Dammit, there's never any Kleenex around when you need one.
The captain allowed me to return to the field. This, from a man that I knew didn't -
...or RESPECT me. At least, not until that moment.
But he would he would have me work for him.
And as there was no shortage of things I could be taken to task for - insubordination, failure to document an off-duty incident, conduct unbecoming an officer, late for work, drama queen - I knew then that he was putting his ass on the line for me, too.
As it was, I worked for the man for a few more years, during which time he actually gave me a coveted position. He eventually promoted, then retired.
Looking back, I wonder how much of the sordid drama that played out between us might have been prevented if I hadn't kissed off an incident early in my supervisorial career.
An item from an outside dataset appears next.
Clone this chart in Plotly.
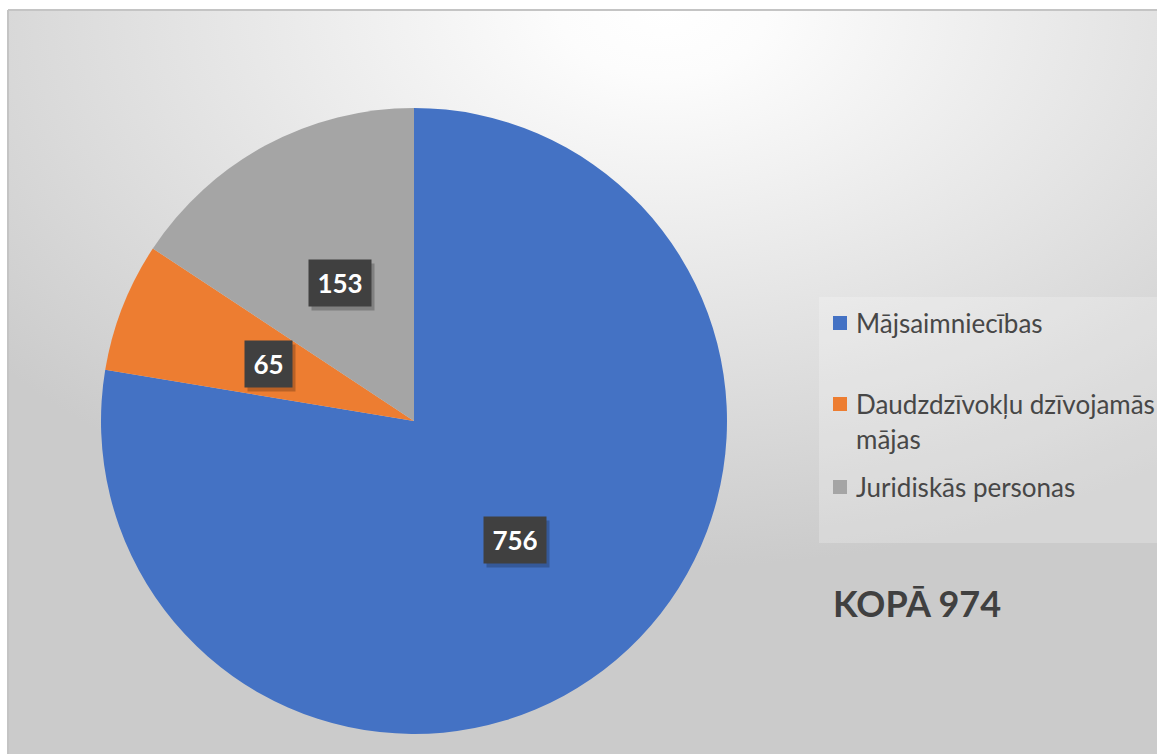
import math
import base64
import plotly.graph_objects as go

# ---- data ----
categories = ["Mājsaimniecības", "Daudzdzīvokļu dzīvojamās mājas", "Juridiskās personas"]
legend_lines = [["Mājsaimniecības"], ["Daudzdzīvokļu dzīvojamās", "mājas"], ["Juridiskās personas"]]
values = [756, 65, 153]
colors = ["#4472C4", "#ED7D31", "#A5A5A5"]
total_label = "KOPĀ 974"

W, H = 1157, 754

CX, CY, R = 414, 421, 313  # pie centre / radius in px
AX, AY = 8, 10  # chart-area top-left corner

# background gradient (chart area) as inline SVG
svg = '''<svg xmlns="http://www.w3.org/2000/svg" width="1149" height="744" viewBox="0 0 1149 744" preserveAspectRatio="none">
<defs><radialGradient id="g" cx="57%" cy="0%" r="75%" fx="57%" fy="0%">
<stop offset="0" stop-color="#ffffff"/><stop offset="0.12" stop-color="#fcfcfc"/>
<stop offset="1" stop-color="#cbcbcb"/></radialGradient></defs>
<rect x="0" y="0" width="1149" height="744" fill="url(#g)"/></svg>'''
src = "data:image/svg+xml;base64," + base64.b64encode(svg.encode()).decode()

fig = go.Figure()
fig.add_trace(go.Scatter(x=[0, W], y=[0, H], mode="markers", marker=dict(opacity=0),
                         hoverinfo="skip", showlegend=False))
fig.add_trace(go.Pie(
    labels=categories, values=values, sort=False, direction="clockwise", rotation=0,
    marker=dict(colors=colors, line=dict(width=0)), textinfo="none",
    hoverinfo="label+value", showlegend=False,
    domain=dict(x=[(CX - R) / W, (CX + R) / W], y=[(H - CY - R) / H, (H - CY + R) / H]),
))

annotations = []
shapes = []

# data labels
tot = sum(values)
cum = 0
for v in values:
    mid = (cum + v / 2) / tot * 2 * math.pi
    cum += v
    lx = CX + 0.5 * R * math.sin(mid)
    ly = CY - 0.5 * R * math.cos(mid)
    txt = str(v)
    w = 15 * len(txt) - 1
    common = dict(x=lx, y=ly, xref="x", yref="y", showarrow=False,
                  width=w, height=28, borderpad=9, xanchor="center", yanchor="middle")
    # soft shadow box
    annotations.append(dict(common, text="\u00a0", xshift=3, yshift=-4, bgcolor="rgba(0,0,0,0.22)",
                            font=dict(family="Lato", size=26, color="rgba(0,0,0,0)")))
    annotations.append(dict(common, text=f"<b>{txt}</b>", bgcolor="#404040",
                            font=dict(family="Lato", size=26, color="white")))

# legend box
shapes.append(dict(type="rect", xref="x", yref="y", x0=819, x1=W + 5, y0=297, y1=543,
                   fillcolor="rgba(255,255,255,0.22)", line=dict(width=0), layer="below"))
leg_y = [323, 404, 487]
for col, lines, yy in zip(colors, legend_lines, leg_y):
    shapes.append(dict(type="rect", xref="x", yref="y", x0=833, x1=847, y0=yy - 7, y1=yy + 7,
                       fillcolor=col, line=dict(width=0)))
    for i, ln in enumerate(lines):
        annotations.append(dict(x=854, y=yy + i * 35, xref="x", yref="y", text=ln, showarrow=False,
                                xanchor="left", yanchor="middle",
                                font=dict(family="Lato", size=26, color="#474747")))

annotations.append(dict(x=831, y=603, xref="x", yref="y", text=f"<b>{total_label}</b>", showarrow=False,
                        xanchor="left", yanchor="middle",
                        font=dict(family="Lato", size=36, color="#404040")))

# chart area edges
shapes.append(dict(type="line", xref="x", yref="y", x0=AX, x1=W, y0=AY, y1=AY,
                   line=dict(color="#c4c4c4", width=2)))
shapes.append(dict(type="line", xref="x", yref="y", x0=AX, x1=AX, y0=AY, y1=H,
                   line=dict(color="#c4c4c4", width=2)))

fig.update_layout(
    width=W, height=H, margin=dict(l=0, r=0, t=0, b=0),
    paper_bgcolor="white", plot_bgcolor="rgba(0,0,0,0)",
    xaxis=dict(range=[0, W], visible=False, domain=[0, 1], fixedrange=True),
    yaxis=dict(range=[H, 0], visible=False, domain=[0, 1], fixedrange=True),
    images=[dict(source=src, xref="paper", yref="paper", x=AX / W, y=1 - AY / H,
                 sizex=(W - AX) / W, sizey=(H - AY) / H, sizing="stretch",
                 xanchor="left", yanchor="top", layer="below")],
    shapes=shapes, annotations=annotations, showlegend=False,
)

fig.write_html("out.html", config={"displayModeBar": False},
               post_script="document.body.style.margin='0';")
Something that precipitated some manner of administrative work for the man and for years colored how he saw me.
Whomever the responsibility for handling that long ago force incident might have laid with, if I had simply taken care of the situation I might not have not only avoided leaving a bad impression with the man, but might have created a favorable one.
Instead, I'd resorted to sublimating my frustration by showing up for work late, and never more than when he was watch commander.
Kahlil Gibran said that most hover dubiously between mute rebellion and prattling submission, so I guess that you could say he certainly had my number.
Looking back, I should have seized the bull by the horns and saved the then-lieutenant some aggravation. Failing that, I should have asked the man years earlier just what the hell he had against me in the first place.
Taking a tack similar to the one I took with my captain that day is ill-advised for my frustrated friend.
But if there are residual issues between yourself and a supervisor or subordinate, then perhaps you might be well-advised to lay your cards on the table.
Because, really, if things have gotten that bad between the two of you, what have you got to lose?